### Information supplied
▬▬▬▬▬▬▬▬▬▬

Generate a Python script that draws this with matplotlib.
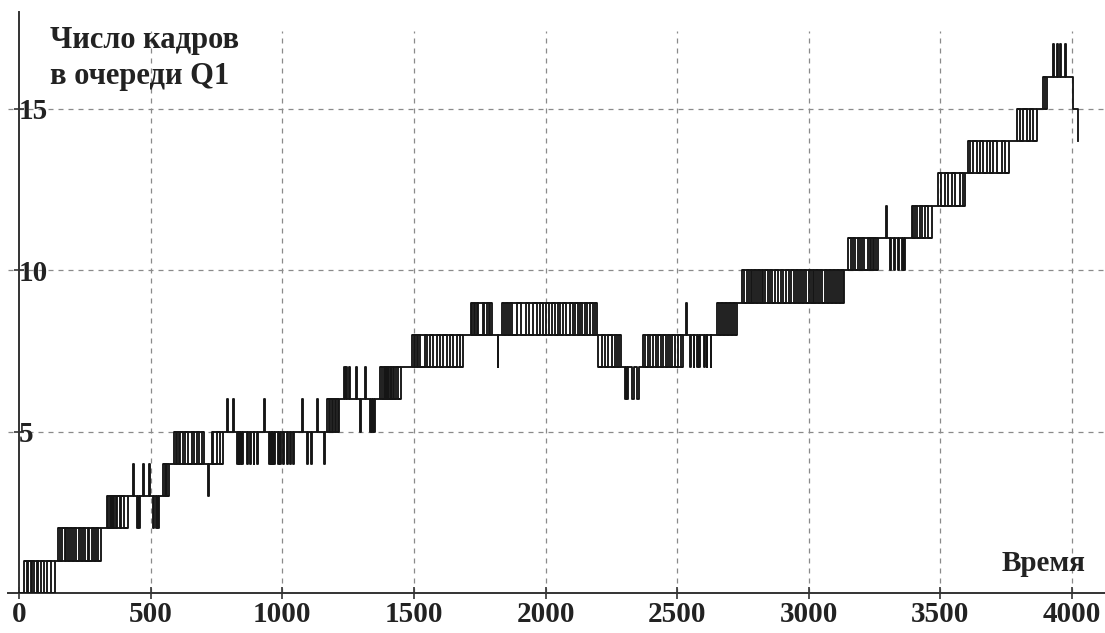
import matplotlib
matplotlib.use("Agg")
import matplotlib.pyplot as plt

# ---------------- data ----------------
start_level = 0
# each episode: queue toggles between the current level and `alt` at the listed times
alt_levels = [1, 2, 3, 4, 2, 4, 2, 4, 5, 3, 5, 6, 4, 6, 4, 6, 4, 6, 4, 6,
              7, 5, 7, 5, 7, 8, 9, 7, 9, 7, 6, 8, 9, 7, 9, 10, 11, 12, 10, 12,
              13, 14, 15, 16, 17, 15, 14]
# True = sustained flicker band (both levels occupied), False = isolated pulses
sustained = [True, True, True, False, False, False, False, True, True, False,
             True, False, False, False, False, False, False, False, False, True,
             False, False, False, False, True, True, True, False, True, True,
             False, True, False, False, True, True, True, False, False, True,
             True, True, True, True, False, False, False]
toggle_times = [
    [19, 30, 34, 46, 50, 58, 67, 73, 82, 95, 108, 120, 138],
    [148, 156, 163, 173, 179, 186, 194, 201, 209, 217, 226, 234, 241, 251, 260,
     266, 276, 285, 293, 300, 310],
    [334, 338, 344, 348, 353, 357, 361, 369, 372, 384, 388, 399, 414],
    [433, 436],
    [448, 452, 456, 460],
    [471, 474, 494, 497],
    [509, 513, 519, 523, 528, 532],
    [547, 555, 559, 563, 570],
    [589, 595, 600, 606, 612, 622, 632, 642, 656, 666, 675, 685, 695, 704],
    [717, 720],
    [732, 738, 751, 764, 776],
    [790, 793, 811, 816],
    [828, 831, 834, 837, 840, 843, 846, 849, 866, 869, 878, 881, 891, 894, 904, 907],
    [931, 934],
    [950, 953, 956, 959, 962, 965, 968, 972, 984, 987, 992, 995, 1003, 1006,
     1018, 1021, 1030, 1033, 1041, 1044],
    [1075, 1078],
    [1094, 1097, 1110, 1113],
    [1132, 1135],
    [1159, 1162],
    [1170, 1176, 1182, 1187, 1193, 1199, 1205, 1210, 1216],
    [1235, 1238, 1243, 1246, 1254, 1257, 1281, 1284],
    [1296, 1299],
    [1315, 1318],
    [1334, 1337, 1342, 1346, 1350, 1353],
    [1372, 1378, 1387, 1391, 1395, 1399, 1403, 1407, 1411, 1414, 1422, 1426,
     1431, 1440, 1452],
    [1493, 1499, 1505, 1510, 1516, 1522, 1543, 1550, 1562, 1573, 1588, 1600,
     1611, 1626, 1638, 1649, 1664, 1676, 1687],
    [1716, 1722, 1727, 1733, 1739, 1744, 1761, 1767, 1778, 1784, 1790, 1795],
    [1818, 1821],
    [1835, 1843, 1851, 1858, 1866, 1873, 1892, 1908, 1927, 1938, 1953, 1968,
     1980, 1991, 2003, 2014, 2025, 2037, 2048, 2056, 2067, 2079, 2092, 2105,
     2113, 2124, 2130, 2139, 2151, 2158, 2170, 2181, 2189, 2196],
    [2200, 2214, 2227, 2239, 2252, 2265, 2272, 2280, 2288],
    [2303, 2306, 2310, 2313, 2330, 2334, 2349, 2353],
    [2371, 2379, 2390, 2398, 2409, 2421, 2428, 2440, 2447, 2459, 2466, 2474,
     2481, 2493, 2504, 2516, 2521],
    [2535, 2538],
    [2550, 2553, 2562, 2565, 2576, 2580, 2584, 2588, 2600, 2604, 2612, 2615,
     2627, 2630],
    [2652, 2660, 2668, 2675, 2683, 2690, 2698, 2706, 2713, 2721, 2728],
    [2747, 2755, 2765, 2772, 2780, 2785, 2793, 2800, 2808, 2816, 2822, 2827,
     2835, 2845, 2852, 2861, 2873, 2884, 2894, 2903, 2915, 2924, 2934, 2943,
     2953, 2960, 2968, 2975, 2983, 2991, 3002, 3010, 3015, 3021, 3029, 3036,
     3044, 3051, 3063, 3070, 3078, 3086, 3093, 3101, 3108, 3116, 3124, 3129, 3135],
    [3150, 3162, 3169, 3177, 3188, 3196, 3203, 3211, 3226, 3232, 3238, 3243,
     3249, 3257, 3264],
    [3293, 3296],
    [3310, 3314, 3325, 3329, 3340, 3344, 3352, 3356, 3363, 3367],
    [3390, 3397, 3403, 3412, 3424, 3431, 3443, 3454, 3469],
    [3492, 3503, 3519, 3530, 3544, 3557, 3576, 3587, 3595],
    [3606, 3614, 3625, 3639, 3652, 3663, 3677, 3690, 3701, 3715, 3734, 3747, 3762],
    [3792, 3804, 3815, 3829, 3842, 3853, 3865],
    [3891, 3897, 3903],
    [3929, 3932, 3943, 3946, 3955, 3958, 3974, 3977],
    [4005],
    [4022],
]
x_ticks = [0, 500, 1000, 1500, 2000, 2500, 3000, 3500, 4000]
y_ticks = [5, 10, 15]
y_title = "Число кадров\nв очереди Q1"
x_title = "Время"

# ---------------- build the step series ----------------
t_pts = [0]
v_pts = [start_level]
rails = []  # (level, t_from, t_to) where the queue flickers between two levels
cur = start_level
for alt, band, ts in zip(alt_levels, sustained, toggle_times):
    base = cur
    if band:
        rails.append((base, ts[0], ts[-1]))
        rails.append((alt, ts[0], ts[-1]))
    for t in ts:
        cur = alt if cur == base else base
        t_pts.append(t)
        v_pts.append(cur)

# ---------------- drawing ----------------
plt.rcParams['font.family'] = ['Liberation Serif', 'DejaVu Serif']
plt.rcParams['font.weight'] = 'bold'

fig = plt.figure(figsize=(11.05, 6.33), dpi=100)
ax = fig.add_axes([8 / 1105, 40 / 633, 1 - 8 / 1105, (593 - 12) / 633])

ax.set_xlim(-42, 4125)
ax.set_ylim(0, 18)

grid_kw = dict(color='#8a8a8a', lw=0.9, ls=(0, (4, 4)), zorder=1)
for xv in x_ticks[1:]:
    ax.axvline(xv, ymax=17.4 / 18, **grid_kw)
for yv in y_ticks:
    ax.axhline(yv, **grid_kw)

line_color = '#151515'
ax.step(t_pts, v_pts, where='post', color=line_color, lw=1.35, zorder=3)
for lvl, t0, t1 in rails:
    ax.plot([t0, t1], [lvl, lvl], color=line_color, lw=1.35, zorder=3,
            solid_capstyle='butt')

for s in ['top', 'right']:
    ax.spines[s].set_visible(False)
ax.spines['left'].set_position(('data', 0))
ax.spines['left'].set_color('#333333')
ax.spines['bottom'].set_color('#333333')
ax.spines['left'].set_linewidth(1.4)
ax.spines['bottom'].set_linewidth(1.4)

ax.set_xticks(x_ticks)
ax.set_xticklabels([str(v) for v in x_ticks])
ax.set_yticks(y_ticks)
ax.set_yticklabels([str(v) for v in y_ticks])
ax.tick_params(axis='x', direction='inout', length=8, width=1.2, color='#333333',
               labelsize=21, pad=2, labelcolor='#222222')
ax.tick_params(axis='y', direction='inout', length=7, width=1.2, color='#333333',
               labelsize=21, pad=-3, labelcolor='#222222')
for lab in ax.get_yticklabels():
    lab.set_horizontalalignment('left')
for lab in ax.get_xticklabels() + ax.get_yticklabels():
    lab.set_fontweight('bold')

fig.text(50 / 1105, 1 - 26 / 633, y_title, ha='left', va='top', fontsize=22,
         fontweight='bold', color='#222222', linespacing=1.3)
fig.text(1085 / 1105, 1 - 571 / 633, x_title, ha='right', va='baseline',
         fontsize=21, fontweight='bold', color='#222222')

fig.savefig('out.png', dpi=100, facecolor='white')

▬▬▬▬▬▬▬▬▬▬

Copy out every line of the material above exactly, skipping the pictures.

### The result
Generate a Python script that draws this with matplotlib.
import matplotlib
matplotlib.use("Agg")
import matplotlib.pyplot as plt

# ---------------- data ----------------
start_level = 0
# each episode: queue toggles between the current level and `alt` at the listed times
alt_levels = [1, 2, 3, 4, 2, 4, 2, 4, 5, 3, 5, 6, 4, 6, 4, 6, 4, 6, 4, 6,
              7, 5, 7, 5, 7, 8, 9, 7, 9, 7, 6, 8, 9, 7, 9, 10, 11, 12, 10, 12,
              13, 14, 15, 16, 17, 15, 14]
# True = sustained flicker band (both levels occupied), False = isolated pulses
sustained = [True, True, True, False, False, False, False, True, True, False,
             True, False, False, False, False, False, False, False, False, True,
             False, False, False, False, True, True, True, False, True, True,
             False, True, False, False, True, True, True, False, False, True,
             True, True, True, True, False, False, False]
toggle_times = [
    [19, 30, 34, 46, 50, 58, 67, 73, 82, 95, 108, 120, 138],
    [148, 156, 163, 173, 179, 186, 194, 201, 209, 217, 226, 234, 241, 251, 260,
     266, 276, 285, 293, 300, 310],
    [334, 338, 344, 348, 353, 357, 361, 369, 372, 384, 388, 399, 414],
    [433, 436],
    [448, 452, 456, 460],
    [471, 474, 494, 497],
    [509, 513, 519, 523, 528, 532],
    [547, 555, 559, 563, 570],
    [589, 595, 600, 606, 612, 622, 632, 642, 656, 666, 675, 685, 695, 704],
    [717, 720],
    [732, 738, 751, 764, 776],
    [790, 793, 811, 816],
    [828, 831, 834, 837, 840, 843, 846, 849, 866, 869, 878, 881, 891, 894, 904, 907],
    [931, 934],
    [950, 953, 956, 959, 962, 965, 968, 972, 984, 987, 992, 995, 1003, 1006,
     1018, 1021, 1030, 1033, 1041, 1044],
    [1075, 1078],
    [1094, 1097, 1110, 1113],
    [1132, 1135],
    [1159, 1162],
    [1170, 1176, 1182, 1187, 1193, 1199, 1205, 1210, 1216],
    [1235, 1238, 1243, 1246, 1254, 1257, 1281, 1284],
    [1296, 1299],
    [1315, 1318],
    [1334, 1337, 1342, 1346, 1350, 1353],
    [1372, 1378, 1387, 1391, 1395, 1399, 1403, 1407, 1411, 1414, 1422, 1426,
     1431, 1440, 1452],
    [1493, 1499, 1505, 1510, 1516, 1522, 1543, 1550, 1562, 1573, 1588, 1600,
     1611, 1626, 1638, 1649, 1664, 1676, 1687],
    [1716, 1722, 1727, 1733, 1739, 1744, 1761, 1767, 1778, 1784, 1790, 1795],
    [1818, 1821],
    [1835, 1843, 1851, 1858, 1866, 1873, 1892, 1908, 1927, 1938, 1953, 1968,
     1980, 1991, 2003, 2014, 2025, 2037, 2048, 2056, 2067, 2079, 2092, 2105,
     2113, 2124, 2130, 2139, 2151, 2158, 2170, 2181, 2189, 2196],
    [2200, 2214, 2227, 2239, 2252, 2265, 2272, 2280, 2288],
    [2303, 2306, 2310, 2313, 2330, 2334, 2349, 2353],
    [2371, 2379, 2390, 2398, 2409, 2421, 2428, 2440, 2447, 2459, 2466, 2474,
     2481, 2493, 2504, 2516, 2521],
    [2535, 2538],
    [2550, 2553, 2562, 2565, 2576, 2580, 2584, 2588, 2600, 2604, 2612, 2615,
     2627, 2630],
    [2652, 2660, 2668, 2675, 2683, 2690, 2698, 2706, 2713, 2721, 2728],
    [2747, 2755, 2765, 2772, 2780, 2785, 2793, 2800, 2808, 2816, 2822, 2827,
     2835, 2845, 2852, 2861, 2873, 2884, 2894, 2903, 2915, 2924, 2934, 2943,
     2953, 2960, 2968, 2975, 2983, 2991, 3002, 3010, 3015, 3021, 3029, 3036,
     3044, 3051, 3063, 3070, 3078, 3086, 3093, 3101, 3108, 3116, 3124, 3129, 3135],
    [3150, 3162, 3169, 3177, 3188, 3196, 3203, 3211, 3226, 3232, 3238, 3243,
     3249, 3257, 3264],
    [3293, 3296],
    [3310, 3314, 3325, 3329, 3340, 3344, 3352, 3356, 3363, 3367],
    [3390, 3397, 3403, 3412, 3424, 3431, 3443, 3454, 3469],
    [3492, 3503, 3519, 3530, 3544, 3557, 3576, 3587, 3595],
    [3606, 3614, 3625, 3639, 3652, 3663, 3677, 3690, 3701, 3715, 3734, 3747, 3762],
    [3792, 3804, 3815, 3829, 3842, 3853, 3865],
    [3891, 3897, 3903],
    [3929, 3932, 3943, 3946, 3955, 3958, 3974, 3977],
    [4005],
    [4022],
]
x_ticks = [0, 500, 1000, 1500, 2000, 2500, 3000, 3500, 4000]
y_ticks = [5, 10, 15]
y_title = "Число кадров\nв очереди Q1"
x_title = "Время"

# ---------------- build the step series ----------------
t_pts = [0]
v_pts = [start_level]
rails = []  # (level, t_from, t_to) where the queue flickers between two levels
cur = start_level
for alt, band, ts in zip(alt_levels, sustained, toggle_times):
    base = cur
    if band:
        rails.append((base, ts[0], ts[-1]))
        rails.append((alt, ts[0], ts[-1]))
    for t in ts:
        cur = alt if cur == base else base
        t_pts.append(t)
        v_pts.append(cur)

# ---------------- drawing ----------------
plt.rcParams['font.family'] = ['Liberation Serif', 'DejaVu Serif']
plt.rcParams['font.weight'] = 'bold'

fig = plt.figure(figsize=(11.05, 6.33), dpi=100)
ax = fig.add_axes([8 / 1105, 40 / 633, 1 - 8 / 1105, (593 - 12) / 633])

ax.set_xlim(-42, 4125)
ax.set_ylim(0, 18)

grid_kw = dict(color='#8a8a8a', lw=0.9, ls=(0, (4, 4)), zorder=1)
for xv in x_ticks[1:]:
    ax.axvline(xv, ymax=17.4 / 18, **grid_kw)
for yv in y_ticks:
    ax.axhline(yv, **grid_kw)

line_color = '#151515'
ax.step(t_pts, v_pts, where='post', color=line_color, lw=1.35, zorder=3)
for lvl, t0, t1 in rails:
    ax.plot([t0, t1], [lvl, lvl], color=line_color, lw=1.35, zorder=3,
            solid_capstyle='butt')

for s in ['top', 'right']:
    ax.spines[s].set_visible(False)
ax.spines['left'].set_position(('data', 0))
ax.spines['left'].set_color('#333333')
ax.spines['bottom'].set_color('#333333')
ax.spines['left'].set_linewidth(1.4)
ax.spines['bottom'].set_linewidth(1.4)

ax.set_xticks(x_ticks)
ax.set_xticklabels([str(v) for v in x_ticks])
ax.set_yticks(y_ticks)
ax.set_yticklabels([str(v) for v in y_ticks])
ax.tick_params(axis='x', direction='inout', length=8, width=1.2, color='#333333',
               labelsize=21, pad=2, labelcolor='#222222')
ax.tick_params(axis='y', direction='inout', length=7, width=1.2, color='#333333',
               labelsize=21, pad=-3, labelcolor='#222222')
for lab in ax.get_yticklabels():
    lab.set_horizontalalignment('left')
for lab in ax.get_xticklabels() + ax.get_yticklabels():
    lab.set_fontweight('bold')

fig.text(50 / 1105, 1 - 26 / 633, y_title, ha='left', va='top', fontsize=22,
         fontweight='bold', color='#222222', linespacing=1.3)
fig.text(1085 / 1105, 1 - 571 / 633, x_title, ha='right', va='baseline',
         fontsize=21, fontweight='bold', color='#222222')

fig.savefig('out.png', dpi=100, facecolor='white')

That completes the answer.